Beckett on Film
Playwright Conor McPherson, one of the 19 directors behind the Gate Theatre of Dublin’s astonishing, comprehensive Beckett on Film collection, makes a persuasive case that without Samuel Beckett, there would have been no Harold Pinter, thus no David Mamet, thus no Quentin Tarantino. It’s a sharp point, but one that scarcely needs making since Beckett’s plays themselves — all of which are here, from the full-length masterpieces ”Waiting for Godot” and ”Endgame” to the 45-second-long ”Breath” — are as relevant in grappling with both the metaphysical and mundane as they were the day they were written.
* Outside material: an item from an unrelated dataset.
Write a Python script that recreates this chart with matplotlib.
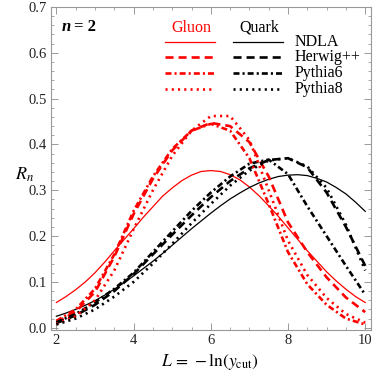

You can quarrel with some of the interpretations (which range from stunning successes to interesting misses); you can even argue, as one critic does in an accompanying documentary, that the mere act of filming Beckett ruinously distorts his work. But there’s no quarreling with the array of talent both behind the camera (Anthony Minghella, Neil Jordan, Atom Egoyan, Mamet) and before it (Jeremy Irons, Alan Rickman, John Hurt, Kristin Scott Thomas, and Julianne Moore, among others). Since no theatergoer has ever left a Beckett play without thinking, at least once, ”What was that?” the opportunity this collection provides to find out by repeated viewings makes it an utter treasure.